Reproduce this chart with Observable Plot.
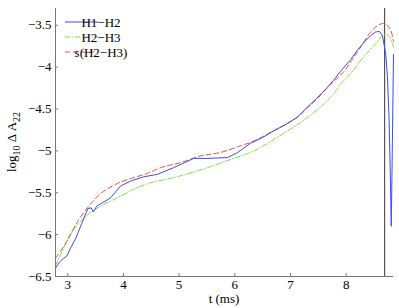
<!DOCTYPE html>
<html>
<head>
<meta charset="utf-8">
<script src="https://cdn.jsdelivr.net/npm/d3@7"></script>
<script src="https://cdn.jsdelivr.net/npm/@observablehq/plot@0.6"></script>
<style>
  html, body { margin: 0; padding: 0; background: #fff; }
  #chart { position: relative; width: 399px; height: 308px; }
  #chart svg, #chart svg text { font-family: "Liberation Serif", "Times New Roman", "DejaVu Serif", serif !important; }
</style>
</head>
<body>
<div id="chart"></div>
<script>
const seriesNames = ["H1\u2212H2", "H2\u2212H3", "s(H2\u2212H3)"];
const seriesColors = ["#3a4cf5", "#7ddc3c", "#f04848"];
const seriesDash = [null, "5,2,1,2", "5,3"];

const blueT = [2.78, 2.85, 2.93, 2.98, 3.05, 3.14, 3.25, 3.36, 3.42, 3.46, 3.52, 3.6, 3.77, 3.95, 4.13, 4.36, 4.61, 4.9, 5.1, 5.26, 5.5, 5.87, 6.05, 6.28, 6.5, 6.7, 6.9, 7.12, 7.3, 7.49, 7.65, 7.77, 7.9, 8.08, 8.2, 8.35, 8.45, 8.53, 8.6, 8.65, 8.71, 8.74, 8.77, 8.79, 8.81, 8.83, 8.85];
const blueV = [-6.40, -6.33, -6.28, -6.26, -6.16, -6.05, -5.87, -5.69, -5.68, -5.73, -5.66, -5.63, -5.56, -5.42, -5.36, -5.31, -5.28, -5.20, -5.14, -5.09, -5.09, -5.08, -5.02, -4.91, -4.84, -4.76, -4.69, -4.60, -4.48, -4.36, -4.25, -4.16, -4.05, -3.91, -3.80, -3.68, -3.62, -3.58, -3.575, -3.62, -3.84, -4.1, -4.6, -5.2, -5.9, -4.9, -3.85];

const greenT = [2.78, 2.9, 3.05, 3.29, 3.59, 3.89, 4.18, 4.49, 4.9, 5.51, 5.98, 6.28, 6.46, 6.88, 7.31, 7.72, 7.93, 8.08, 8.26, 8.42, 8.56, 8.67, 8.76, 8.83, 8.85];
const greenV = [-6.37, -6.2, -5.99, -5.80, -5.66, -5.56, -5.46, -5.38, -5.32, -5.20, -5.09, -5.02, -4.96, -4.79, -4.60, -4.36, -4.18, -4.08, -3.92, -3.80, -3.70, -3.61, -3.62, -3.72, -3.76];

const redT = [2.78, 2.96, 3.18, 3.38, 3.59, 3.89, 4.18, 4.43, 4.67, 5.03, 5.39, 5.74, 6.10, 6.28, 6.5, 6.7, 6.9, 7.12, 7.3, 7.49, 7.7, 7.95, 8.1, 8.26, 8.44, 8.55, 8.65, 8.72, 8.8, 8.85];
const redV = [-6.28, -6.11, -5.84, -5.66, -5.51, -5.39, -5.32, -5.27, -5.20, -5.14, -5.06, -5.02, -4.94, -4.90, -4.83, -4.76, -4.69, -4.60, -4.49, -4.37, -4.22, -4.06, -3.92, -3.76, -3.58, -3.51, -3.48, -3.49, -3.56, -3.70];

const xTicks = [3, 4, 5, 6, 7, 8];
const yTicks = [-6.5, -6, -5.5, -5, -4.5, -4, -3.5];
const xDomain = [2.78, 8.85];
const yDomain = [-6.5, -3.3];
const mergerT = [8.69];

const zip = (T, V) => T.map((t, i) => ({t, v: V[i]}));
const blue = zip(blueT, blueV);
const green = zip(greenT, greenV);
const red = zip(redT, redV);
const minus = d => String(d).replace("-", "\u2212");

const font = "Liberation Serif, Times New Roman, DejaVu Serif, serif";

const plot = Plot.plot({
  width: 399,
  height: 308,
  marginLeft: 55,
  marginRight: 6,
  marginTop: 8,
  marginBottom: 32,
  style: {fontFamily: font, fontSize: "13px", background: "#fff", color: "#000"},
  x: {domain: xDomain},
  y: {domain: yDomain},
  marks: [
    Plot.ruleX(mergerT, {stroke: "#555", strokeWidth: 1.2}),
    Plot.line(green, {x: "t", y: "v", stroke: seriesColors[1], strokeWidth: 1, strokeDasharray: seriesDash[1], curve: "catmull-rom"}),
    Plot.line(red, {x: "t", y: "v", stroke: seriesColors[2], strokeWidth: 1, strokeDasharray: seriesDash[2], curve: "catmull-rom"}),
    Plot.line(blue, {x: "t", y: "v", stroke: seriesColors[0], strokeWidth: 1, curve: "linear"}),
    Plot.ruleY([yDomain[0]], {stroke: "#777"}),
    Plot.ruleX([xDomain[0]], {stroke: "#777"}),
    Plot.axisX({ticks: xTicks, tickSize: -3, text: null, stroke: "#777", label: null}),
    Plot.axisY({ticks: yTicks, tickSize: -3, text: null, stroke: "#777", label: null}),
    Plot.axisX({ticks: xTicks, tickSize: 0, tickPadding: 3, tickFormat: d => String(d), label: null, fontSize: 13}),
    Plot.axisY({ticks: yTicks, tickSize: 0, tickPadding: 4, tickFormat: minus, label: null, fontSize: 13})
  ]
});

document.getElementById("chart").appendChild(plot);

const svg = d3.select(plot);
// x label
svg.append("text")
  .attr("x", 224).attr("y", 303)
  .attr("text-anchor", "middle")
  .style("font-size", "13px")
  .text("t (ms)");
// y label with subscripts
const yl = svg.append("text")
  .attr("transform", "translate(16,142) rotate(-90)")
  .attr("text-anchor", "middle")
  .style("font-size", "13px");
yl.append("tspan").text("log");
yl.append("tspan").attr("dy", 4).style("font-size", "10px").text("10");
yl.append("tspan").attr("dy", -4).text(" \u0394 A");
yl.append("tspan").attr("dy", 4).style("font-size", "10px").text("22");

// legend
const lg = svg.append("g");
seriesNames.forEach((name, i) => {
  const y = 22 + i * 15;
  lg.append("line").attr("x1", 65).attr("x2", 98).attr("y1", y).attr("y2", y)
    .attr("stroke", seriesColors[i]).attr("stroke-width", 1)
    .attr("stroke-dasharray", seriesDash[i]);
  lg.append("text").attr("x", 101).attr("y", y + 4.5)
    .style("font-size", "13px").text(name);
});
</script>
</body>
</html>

□ □ □

Out of the material above, gather each line where "with" appears.

Reproduce this chart with Observable Plot.
// y label with subscripts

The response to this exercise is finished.